If such intersubjective unions are possible, it must therefore mean that there is a capacity within us as humans to enter into such unions -- an "openness to the other", if you will, that is not merely an add-on to human nature but which forms part of it. The Catholic Church sees the evidence for such "intersubjective openness" in the first Creation account, in which God created man in his own image, but as a sexually-active couple, in which the two become one "flesh". The term "flesh" is important, as it relates to the "nefesh" concept of the Old Testament: the two truly are a unit.

This perspective elevates sexual union to practically the dignity of a sacrament: it is a concrete physical sign, built into human nature, that expresses the openness present within human nature to the creating of an intersubjective unit -- not just with another human person, but with God. For this reason, the sign cannot remain merely physical: sexual union must have a spiritual aspect as well, or else it is no better than the mating behaviour of animals.

And so now we speak of love. God is love. He is made out of love. It is out of his nature as Love that the Son and the Spirit eternally proceed from the Father, and with them that God lives his divine life as Love. The intersubjective union of the Trinity, whose perfection attains such a level that each Person shares totally in the essence of the others, is rooted in that nature of God-as-Love.

Love is what transforms sexual union into something more than mating. It is possible for sexual union to take place where there is no love, or where it is not a God-like love. It is also possible for people to love each other to a great degree of perfection without physical sexual union. But in those moments when the two can co-exist in their perfection, it is truly wondrous.

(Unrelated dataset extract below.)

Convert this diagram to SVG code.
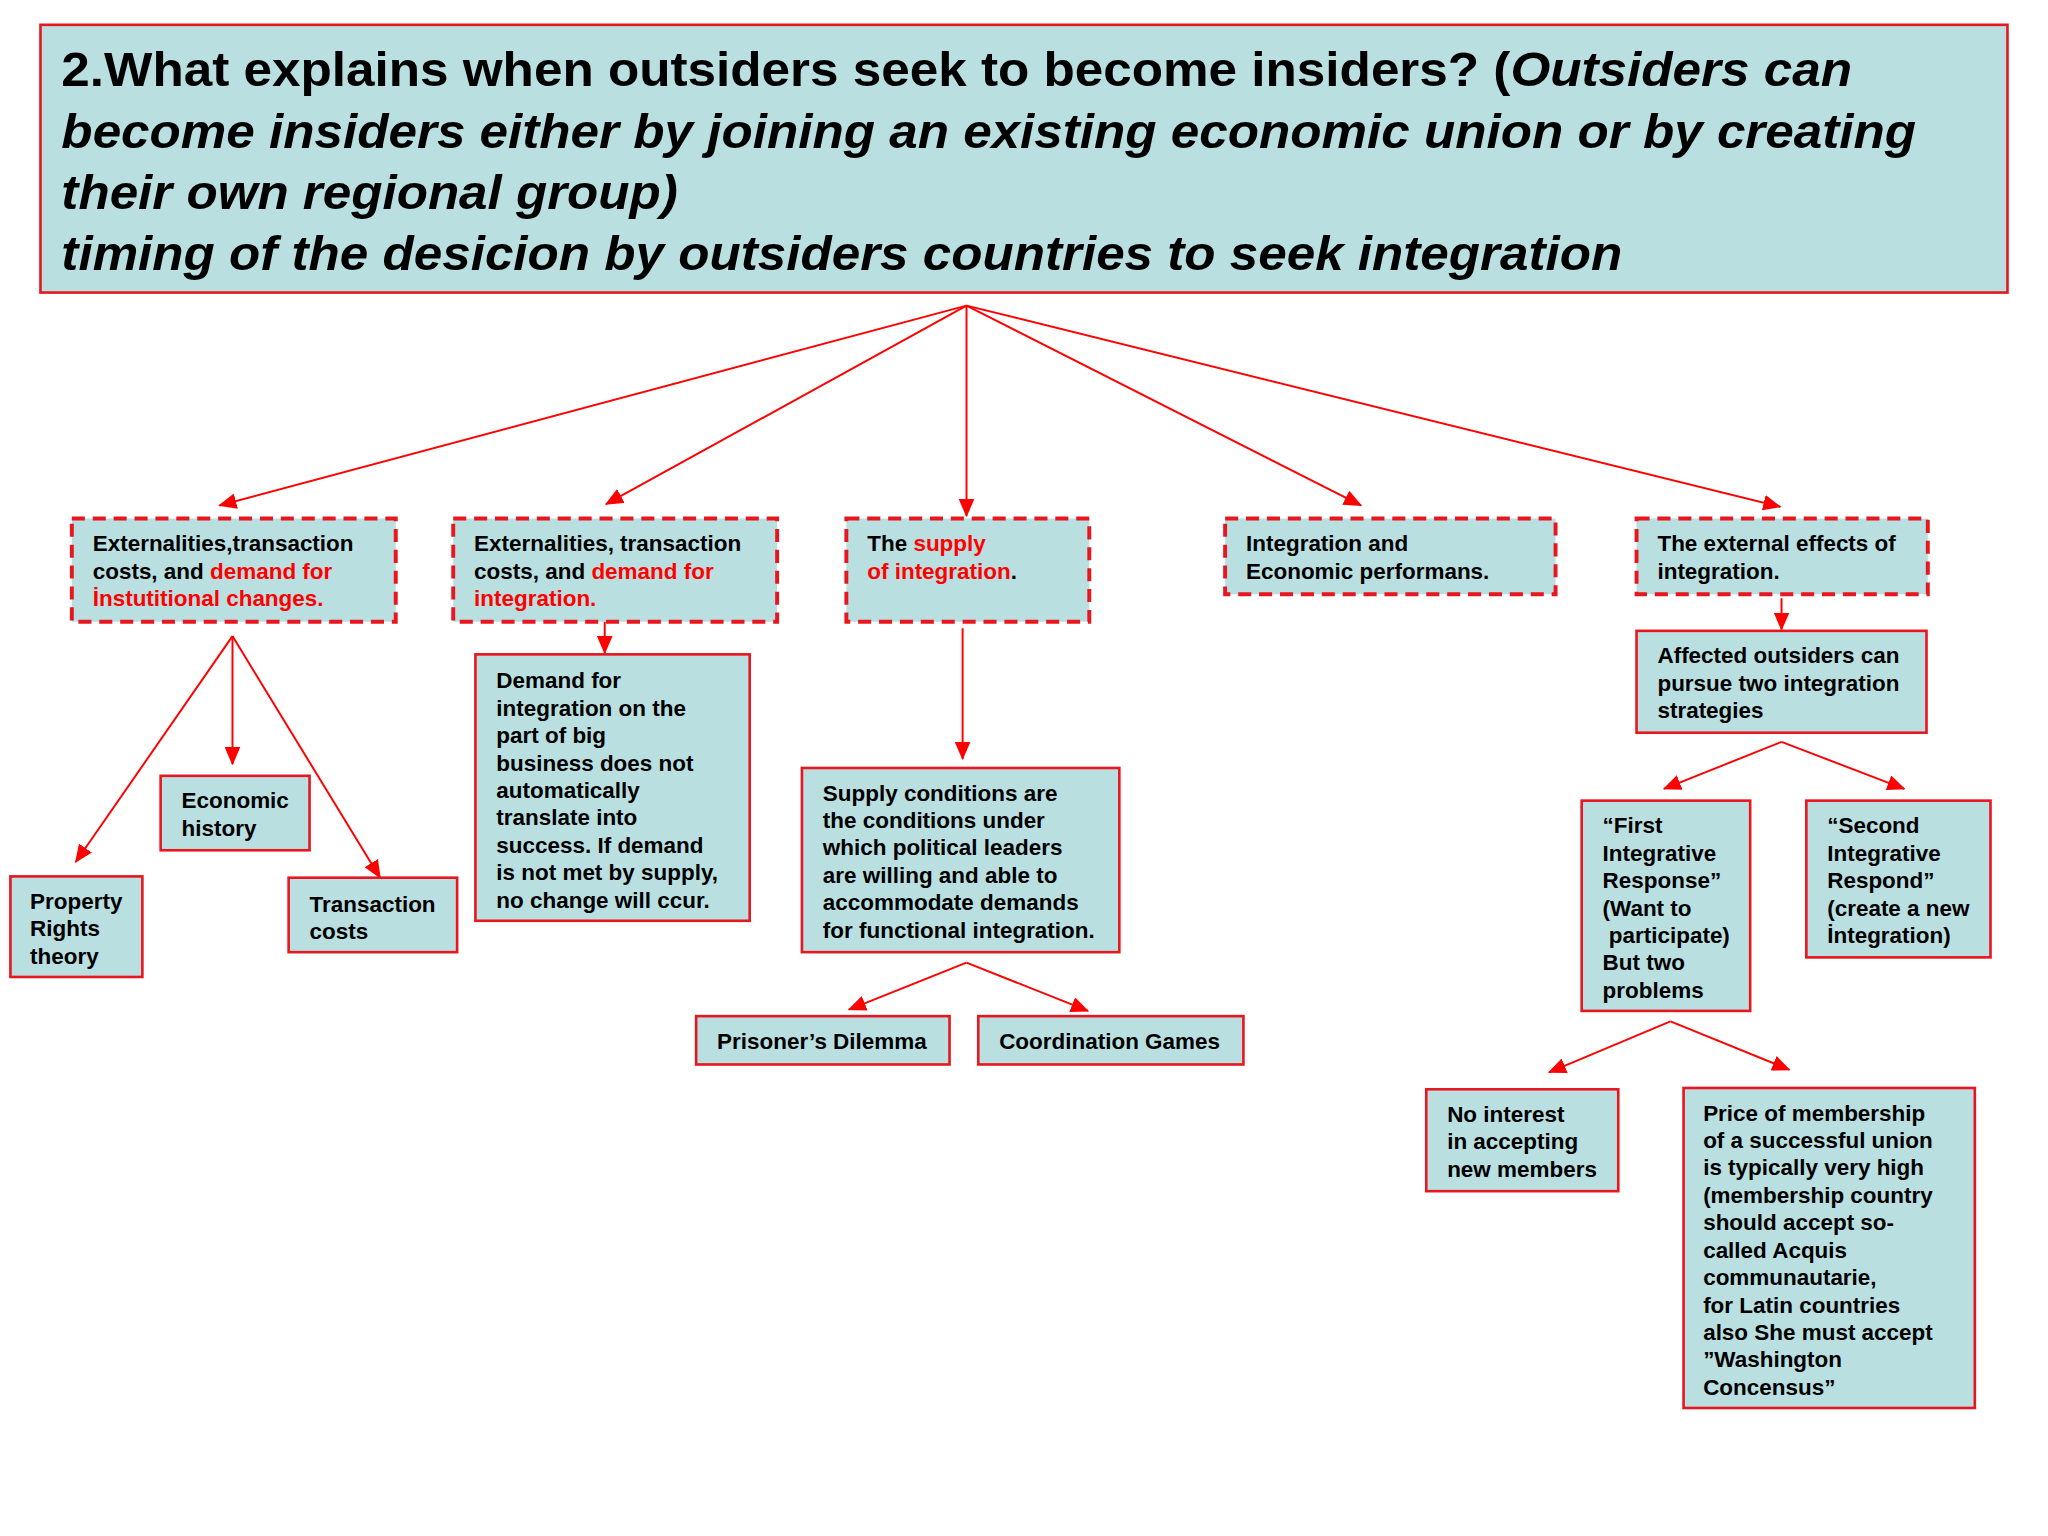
<svg xmlns="http://www.w3.org/2000/svg" width="2048" height="1536" viewBox="0 0 2048 1536">
<defs>
<marker id="ah" markerWidth="14" markerHeight="12" refX="13" refY="6" orient="auto" markerUnits="userSpaceOnUse"><path d="M0,0 L14,6 L0,12 z" fill="#f00"/></marker>
<style>
.bx{fill:#b9dfe1;stroke:#e8161e;stroke-width:2}
.dx{fill:#b9dfe1;stroke:#e8161e;stroke-width:3;stroke-dasharray:10 6}
text{font-family:"Liberation Sans",Arial,sans-serif;font-weight:bold;font-size:17.2px;fill:#000}
.r{fill:#f00}
.t{font-size:37px}
.i{font-style:italic}
.c line{stroke:#f00;stroke-width:1.5;fill:none;marker-end:url(#ah)}
</style>
</defs>
<rect width="2048" height="1536" fill="#fff"/>
<g transform="scale(1.3061)">
<g id="title"><rect x="31" y="19" width="1506" height="205" fill="#b9dfe1" stroke="#e8161e" stroke-width="2"/>
<text class="t" x="47" y="66" textLength="1371" lengthAdjust="spacingAndGlyphs">2.What explains when outsiders seek to become insiders? (<tspan class="i">Outsiders can</tspan></text>
<text class="t i" x="47" y="113" textLength="1420" lengthAdjust="spacingAndGlyphs">become insiders either by joining an existing economic union or by creating</text>
<text class="t i" x="47" y="160" textLength="472" lengthAdjust="spacingAndGlyphs">their own regional group)</text>
<text class="t i" x="47" y="207" textLength="1195" lengthAdjust="spacingAndGlyphs">timing of the desicion by outsiders countries to seek integration</text></g>
<g id="connectors" class="c">
<line x1="740" y1="234" x2="168" y2="387"/>
<line x1="740" y1="234" x2="464" y2="386"/>
<line x1="740" y1="234" x2="740" y2="395"/>
<line x1="740" y1="234" x2="1042" y2="387"/>
<line x1="740" y1="234" x2="1363" y2="388"/>
<line x1="178" y1="487" x2="58" y2="660"/>
<line x1="178" y1="487" x2="178" y2="585"/>
<line x1="178" y1="487" x2="291" y2="672"/>
<line x1="463" y1="476" x2="463" y2="500"/>
<line x1="737" y1="481" x2="737" y2="581"/>
<line x1="740" y1="737" x2="650" y2="773"/>
<line x1="740" y1="737" x2="833" y2="774"/>
<line x1="1364" y1="458" x2="1364" y2="482"/>
<line x1="1364" y1="568" x2="1274" y2="604"/>
<line x1="1364" y1="568" x2="1458" y2="604"/>
<line x1="1279" y1="782" x2="1186" y2="821"/>
<line x1="1279" y1="782" x2="1370" y2="819"/>
</g>
<g id="b1"><rect class="dx" x="55" y="397" width="248" height="79"/>
<text x="71" y="422">Externalities,transaction</text><text x="71" y="443">costs, and <tspan class="r">demand for</tspan></text><text x="71" y="464" class="r">İnstutitional changes.</text></g>
<g id="b2"><rect class="dx" x="347" y="397" width="248" height="79"/>
<text x="363" y="422">Externalities, transaction</text><text x="363" y="443">costs, and <tspan class="r">demand for</tspan></text><text x="363" y="464" class="r">integration.</text></g>
<g id="b3"><rect class="dx" x="648" y="397" width="186" height="79"/>
<text x="664" y="422">The <tspan class="r">supply</tspan></text><text x="664" y="443"><tspan class="r">of integration</tspan>.</text></g>
<g id="b4"><rect class="dx" x="938" y="397" width="253" height="58"/>
<text x="954" y="422">Integration and</text><text x="954" y="443">Economic performans.</text></g>
<g id="b5"><rect class="dx" x="1253" y="397" width="223" height="58"/>
<text x="1269" y="422">The external effects of</text><text x="1269" y="443">integration.</text></g>
<g id="econ"><rect class="bx" x="123" y="594" width="114" height="57"/>
<text x="139" y="619">Economic</text><text x="139" y="640">history</text></g>
<g id="prop"><rect class="bx" x="8" y="671" width="101" height="77"/>
<text x="23" y="696">Property</text><text x="23" y="717">Rights</text><text x="23" y="738">theory</text></g>
<g id="trans"><rect class="bx" x="221" y="672" width="129" height="57"/>
<text x="237" y="698">Transaction</text><text x="237" y="719">costs</text></g>
<g id="demand"><rect class="bx" x="364" y="501" width="210" height="204"/>
<text x="380" y="527">Demand for</text><text x="380" y="548">integration on the</text><text x="380" y="569">part of big</text><text x="380" y="590">business does not</text><text x="380" y="611">automatically</text><text x="380" y="632">translate into</text><text x="380" y="653">success. If demand</text><text x="380" y="674">is not met by supply,</text><text x="380" y="695">no change will ccur.</text></g>
<g id="supply"><rect class="bx" x="614" y="588" width="243" height="141"/>
<text x="630" y="613">Supply conditions are</text><text x="630" y="634">the conditions under</text><text x="630" y="655">which political leaders</text><text x="630" y="676">are willing and able to</text><text x="630" y="697">accommodate demands</text><text x="630" y="718">for functional integration.</text></g>
<g id="pd"><rect class="bx" x="533" y="778" width="194" height="37"/><text x="549" y="803">Prisoner’s Dilemma</text></g>
<g id="cg"><rect class="bx" x="749" y="778" width="203" height="37"/><text x="765" y="803">Coordination Games</text></g>
<g id="affected"><rect class="bx" x="1253" y="483" width="222" height="78"/>
<text x="1269" y="508">Affected outsiders can</text><text x="1269" y="529">pursue two integration</text><text x="1269" y="550">strategies</text></g>
<g id="first"><rect class="bx" x="1211" y="613" width="129" height="161"/>
<text x="1227" y="638">“First</text><text x="1227" y="659">Integrative</text><text x="1227" y="680">Response”</text><text x="1227" y="701">(Want to</text><text x="1227" y="722" xml:space="preserve"> participate)</text><text x="1227" y="743">But two</text><text x="1227" y="764">problems</text></g>
<g id="second"><rect class="bx" x="1383" y="613" width="141" height="120"/>
<text x="1399" y="638">“Second</text><text x="1399" y="659">Integrative</text><text x="1399" y="680">Respond”</text><text x="1399" y="701">(create a new</text><text x="1399" y="722">İntegration)</text></g>
<g id="nointerest"><rect class="bx" x="1092" y="834" width="147" height="78"/>
<text x="1108" y="859">No interest</text><text x="1108" y="880">in accepting</text><text x="1108" y="901">new members</text></g>
<g id="price"><rect class="bx" x="1289" y="833" width="223" height="245"/>
<text x="1304" y="858">Price of membership</text><text x="1304" y="879">of a successful union</text><text x="1304" y="900">is typically very high</text><text x="1304" y="921">(membership country</text><text x="1304" y="942">should accept so-</text><text x="1304" y="963">called Acquis</text><text x="1304" y="984">communautarie,</text><text x="1304" y="1005">for Latin countries</text><text x="1304" y="1026">also She must accept</text><text x="1304" y="1047">”Washington</text><text x="1304" y="1068">Concensus”</text></g>
</g>
</svg>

And so this is why Christians emphasize that sexual union should only take place within marriage. Marriage is a state of life created by a deliberate act of will to create a union of life and love. It creates the context, therefore, in which sexual union can achieve its fullest expression as a sacramental sign of God's own divine essence, and of his desire to enter into an intersubjective union with humanity.

It also points to why the intersubjective union must be open to procreation. To live the fullness of what sexual union means is to be open to the whole being and essence of the other person. This includes their fertility. It also means giving of oneself totally, including one's fertility. This is called the "theology of the gift". Sexual union is not about taking what I like (the pleasure), it is about a total surrender of myself (kenosis) to the other so that the union can be achieved. The Word became Flesh because Jesus "emptied himself" (Phil 2: 7) for the sake of that union of natures. The "two become one flesh" because each totally surrenders himself/herself to the other as a gift, and each is received totally as a gift. If sexuality is to achieve its highest perfection according to the meaning God has apparently given it, there must therefore be an openness to the fertility aspect of the human person.

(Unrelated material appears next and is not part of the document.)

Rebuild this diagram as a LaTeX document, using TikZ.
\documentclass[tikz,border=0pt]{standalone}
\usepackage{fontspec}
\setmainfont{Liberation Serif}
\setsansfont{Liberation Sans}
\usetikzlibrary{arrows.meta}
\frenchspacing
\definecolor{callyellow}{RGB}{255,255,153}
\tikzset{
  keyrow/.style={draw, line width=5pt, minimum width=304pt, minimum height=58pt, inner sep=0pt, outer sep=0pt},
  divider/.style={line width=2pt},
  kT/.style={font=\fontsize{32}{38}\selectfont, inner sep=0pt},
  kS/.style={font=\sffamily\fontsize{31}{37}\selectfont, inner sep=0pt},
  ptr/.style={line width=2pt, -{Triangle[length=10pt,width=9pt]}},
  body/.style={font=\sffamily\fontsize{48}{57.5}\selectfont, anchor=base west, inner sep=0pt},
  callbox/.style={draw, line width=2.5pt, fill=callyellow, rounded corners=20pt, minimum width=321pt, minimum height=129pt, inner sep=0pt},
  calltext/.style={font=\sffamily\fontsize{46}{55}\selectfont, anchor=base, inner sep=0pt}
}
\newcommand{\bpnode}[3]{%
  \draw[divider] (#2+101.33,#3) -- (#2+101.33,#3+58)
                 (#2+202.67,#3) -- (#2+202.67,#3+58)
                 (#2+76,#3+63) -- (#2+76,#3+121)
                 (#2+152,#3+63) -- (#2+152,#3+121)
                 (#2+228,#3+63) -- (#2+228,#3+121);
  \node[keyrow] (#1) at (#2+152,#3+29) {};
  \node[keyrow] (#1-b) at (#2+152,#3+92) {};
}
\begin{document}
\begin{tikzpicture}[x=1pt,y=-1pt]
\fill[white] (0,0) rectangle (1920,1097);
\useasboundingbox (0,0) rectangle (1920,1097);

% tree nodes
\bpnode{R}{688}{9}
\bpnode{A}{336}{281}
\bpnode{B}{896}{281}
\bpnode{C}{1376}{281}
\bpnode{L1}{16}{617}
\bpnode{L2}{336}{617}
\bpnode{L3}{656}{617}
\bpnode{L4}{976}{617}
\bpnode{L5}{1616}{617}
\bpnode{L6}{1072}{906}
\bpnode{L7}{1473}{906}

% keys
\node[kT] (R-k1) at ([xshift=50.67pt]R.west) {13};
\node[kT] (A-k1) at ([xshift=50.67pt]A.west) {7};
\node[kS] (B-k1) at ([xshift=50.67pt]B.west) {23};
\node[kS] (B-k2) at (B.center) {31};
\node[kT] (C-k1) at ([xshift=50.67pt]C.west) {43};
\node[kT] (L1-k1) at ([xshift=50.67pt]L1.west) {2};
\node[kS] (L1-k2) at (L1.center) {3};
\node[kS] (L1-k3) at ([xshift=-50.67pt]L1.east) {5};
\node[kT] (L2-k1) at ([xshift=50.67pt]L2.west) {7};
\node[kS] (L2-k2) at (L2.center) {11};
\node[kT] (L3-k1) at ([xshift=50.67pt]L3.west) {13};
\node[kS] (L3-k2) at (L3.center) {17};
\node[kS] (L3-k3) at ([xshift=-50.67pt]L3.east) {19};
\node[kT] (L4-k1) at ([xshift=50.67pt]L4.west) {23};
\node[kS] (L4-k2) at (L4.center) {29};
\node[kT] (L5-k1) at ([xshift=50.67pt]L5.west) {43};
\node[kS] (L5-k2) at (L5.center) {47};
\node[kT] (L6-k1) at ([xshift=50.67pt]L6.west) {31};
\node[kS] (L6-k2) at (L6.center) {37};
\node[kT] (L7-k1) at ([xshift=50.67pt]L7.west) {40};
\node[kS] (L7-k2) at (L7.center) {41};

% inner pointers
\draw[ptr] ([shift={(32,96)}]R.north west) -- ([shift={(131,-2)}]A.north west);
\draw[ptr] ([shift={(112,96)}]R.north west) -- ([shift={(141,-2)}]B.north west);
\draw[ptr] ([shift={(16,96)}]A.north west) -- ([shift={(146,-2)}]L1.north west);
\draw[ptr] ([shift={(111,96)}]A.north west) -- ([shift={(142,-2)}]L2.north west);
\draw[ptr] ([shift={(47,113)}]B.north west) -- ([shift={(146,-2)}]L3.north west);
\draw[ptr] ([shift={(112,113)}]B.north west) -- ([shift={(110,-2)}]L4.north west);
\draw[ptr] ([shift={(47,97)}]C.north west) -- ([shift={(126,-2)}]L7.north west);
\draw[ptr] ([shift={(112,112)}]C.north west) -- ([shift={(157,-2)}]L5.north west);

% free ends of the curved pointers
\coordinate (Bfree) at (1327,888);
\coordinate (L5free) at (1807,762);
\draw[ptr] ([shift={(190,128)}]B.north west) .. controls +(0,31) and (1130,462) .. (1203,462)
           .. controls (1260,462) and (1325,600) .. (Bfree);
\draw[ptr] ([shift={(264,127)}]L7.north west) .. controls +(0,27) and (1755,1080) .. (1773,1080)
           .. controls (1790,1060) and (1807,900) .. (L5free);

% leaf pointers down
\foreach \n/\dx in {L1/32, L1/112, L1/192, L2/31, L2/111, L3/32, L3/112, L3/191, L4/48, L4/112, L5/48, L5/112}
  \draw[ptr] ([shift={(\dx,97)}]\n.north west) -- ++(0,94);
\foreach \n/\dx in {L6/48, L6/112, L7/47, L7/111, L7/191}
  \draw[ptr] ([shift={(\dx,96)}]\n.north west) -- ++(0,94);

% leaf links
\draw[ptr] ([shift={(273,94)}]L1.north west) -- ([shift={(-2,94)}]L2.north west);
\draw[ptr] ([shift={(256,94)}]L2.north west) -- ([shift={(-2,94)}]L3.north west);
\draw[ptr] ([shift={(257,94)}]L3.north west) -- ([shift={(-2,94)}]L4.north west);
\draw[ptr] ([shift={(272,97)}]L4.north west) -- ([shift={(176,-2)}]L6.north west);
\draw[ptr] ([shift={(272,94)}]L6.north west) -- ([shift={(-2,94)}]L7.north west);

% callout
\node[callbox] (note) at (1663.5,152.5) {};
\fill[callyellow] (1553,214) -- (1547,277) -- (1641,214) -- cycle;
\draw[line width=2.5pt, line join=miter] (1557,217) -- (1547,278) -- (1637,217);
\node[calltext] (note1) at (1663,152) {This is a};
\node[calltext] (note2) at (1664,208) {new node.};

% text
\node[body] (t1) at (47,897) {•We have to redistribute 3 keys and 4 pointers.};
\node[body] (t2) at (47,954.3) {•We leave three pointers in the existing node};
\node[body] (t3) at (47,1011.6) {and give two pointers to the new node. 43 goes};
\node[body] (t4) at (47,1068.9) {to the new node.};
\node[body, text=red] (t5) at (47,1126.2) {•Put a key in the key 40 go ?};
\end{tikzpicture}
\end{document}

I should also, at this point, offer one small correction to your statement. You asked "why does intersubjectivity have to pursue a specific end"? Catholic teaching does not actually state it needs to pursue that end so much as be open to it. It is an attitude of the heart first and foremost, the heart that seeks union-in-Love, and is expressed (among other ways) in an openness to the possibility of conception in each act of sexual embrace. This latter point is important, as Love is not merely an attitude of the moment, something added on to who we are, but is meant to define our very essence, just as it defines God's essence. Therefore, each act of sexual embrace must be open in this way, or else it means we are 100% loving one time, and less loving the next, depending on external factors. That makes love an external add-on, which if it were valid would mean that God could be God-is-Love one day and not be God-is-Love the next. If we really want to live the fulness of God's commandment of Love, to the point that "he who loves dwells in God, and God in him" (1 John 4:16), i.e. to the point where it is defining our essence, then it must permeate the whole of married life, both in general and in each specific moment.

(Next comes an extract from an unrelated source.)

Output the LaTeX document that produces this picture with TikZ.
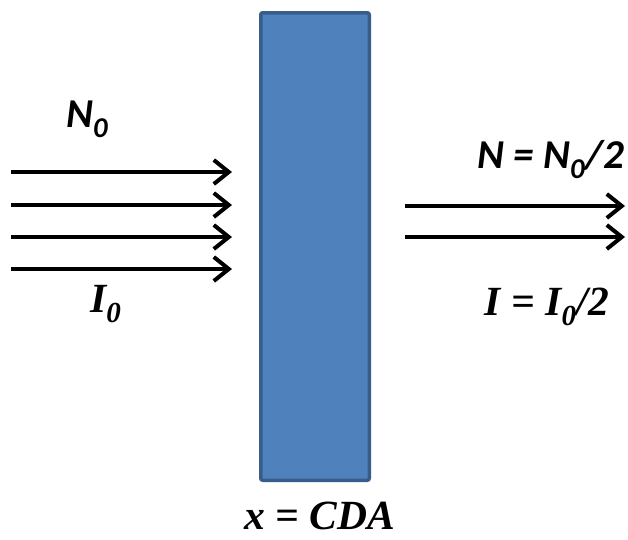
\documentclass[tikz,border=0pt]{standalone}
\usepackage{fontspec}
\setmainfont{Liberation Serif}
\newfontfamily\carlito{Carlito}
\usepackage{tikz}
\usetikzlibrary{calc,arrows.meta}
\definecolor{cda-fill}{HTML}{4F81BD}
\definecolor{cda-edge}{HTML}{385D8A}

\begin{document}
\begin{tikzpicture}[x=1pt, y=-1pt,
    slab/.style={draw=cda-edge, fill=cda-fill, line width=3.5pt, rounded corners=2pt,
        minimum width=108.5pt, minimum height=467.5pt, inner sep=0pt},
    beam/.style={line width=4pt, -{Straight Barb[length=15pt, width=24pt, line width=4pt]}},
    serif label/.style={font=\fontsize{41.5}{48}\selectfont\bfseries\itshape, inner sep=0pt},
    sans label/.style={font=\fontsize{41}{48}\selectfont\carlito\bfseries\itshape, inner sep=0pt}]

    \useasboundingbox (0, 0) rectangle (628, 539);

    % absorber slab
    \node[slab] (slab) at (315, 246.5) {};

    % incoming beam: 4 rays
    \foreach \i/\y in {1/172, 2/205, 3/237, 4/269} {
        \coordinate (in\i s) at (11, \y);
        \coordinate (in\i e) at (232, \y);
        \draw[beam] (in\i s) -- (in\i e);
    }

    % transmitted beam: 2 rays
    \foreach \i/\y in {1/206, 2/237} {
        \coordinate (out\i s) at (405, \y);
        \coordinate (out\i e) at (625, \y);
        \draw[beam] (out\i s) -- (out\i e);
    }

    % labels
    \node[sans label, anchor=base west] (nin) at (66, 127) {N\textsubscript{0}};
    \node[serif label, anchor=base west] (iin) at (90, 312) {I\textsubscript{0}};
    \node[sans label, anchor=base east] (nout) at (624, 168) {N = N\textsubscript{0}/2};
    \node[serif label, anchor=base east] (iout) at (609, 315) {I = I\textsubscript{0}/2};
    \node[serif label, anchor=base] (thick) at (320, 529) {x = CDA};
\end{tikzpicture}
\end{document}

In teaching the necessity of this openness without actually making the direct pursuit of conception a moral necessity, the Catholic Church recognizes a certain mystery to God's providence, and that we need to surrender ourselves in trust to that providence. Conception is a physical reality, but the Bible also repeatedly explains it in terms of being a blessing from God. So couples are not asked to chase after conception, but merely be open to the possibility of it occurring, and to leave the rest to God. Therefore, to deliberately engage in practices which block the possibility of conception occurring is not only a withholding of some of the "spirituality of the gift", it is also to essentially tell God to not bless the sexual union with fruitfulness. It strikes me as arrogant to tell God what gifts he can and cannot give.

Going further, the Catholic perspective on "openness" rather than on "pursuit", both to the other person, and to God's providence, is what makes forms of natural family planning legitimate. First of all, NFP can be used to promote the possibility of procreation, which is an honourable pursuit -- while we are not obliged to "pursue" the possibility of procreation at every time, it is still a good thing to desire God's blessings and to seek them. Next, when NFP is being used to avoid procreation, it does so by simply not having sexual relations at specific moments. If unbridled "pursuit" were what God wanted, couples would be obliged to be having sex all the time! But it is possible to think of many cases where sex should not happen, such as in times of illness. Couples therefore have the freedom to *not* have sexual relations, in cooperation with God's providential plan for creation (which is partly expressed in how human fertility works in the first place). I should add that it is possible for even NFP to be used with an attitude of a "closed heart", which would be just as morally problematic as the use of contraception, but it is far less likely, given that there are more "convenient" methods available.

So why can't the object of the intersubjective union be pleasure? It most certainly can be, and for a sexual union to be a truly intersubjective union means that each spouse should be attentive to the pleasurable elements of sex, not for themselves, but for their spouse. "Wham bam thank you ma'am" has no place in Catholic discipleship regarding sex, even if it is open to procreation. But what I think you are really asking is, "Why does *each and every* sexual union have to be intersubjective, i.e. open-to-the-total-gift-of-the-others-fertility-and-the-gift-of-God's-blessing?" But since intersubjective sexual unions are a concrete sacramental sign of God-as-Love, they are moments of holiness. What you are really asking in such a case then is, "Why do we have to be holy all the time? Can't a life of general holiness be punctuated with moments of less-than-holiness (i.e. sin) and still be holy?" Not if we want to become like Christ, and be renewed each day in our inner nature.

In short, then, the Catholic Church believes that sexual union has the potential to be a means by which a person assists their spouse in becoming more like Christ. This is its greatest promise, and it is quite incredible. It means that sexual acts constitute a prayer, a liturgy, a moment of witness to the reality and nature of the loving God. Well lived, the positive elements of a godly sexuality go far beyond the bedroom: openness to one's spouse leads to openness to all men and women, as the person becomes more and more Christ-like. So why should we live this way? For our own spiritual growth, and out of love for God, spouse, and neighbour. To do less is to fall short of the greatness of the call to be a Christian.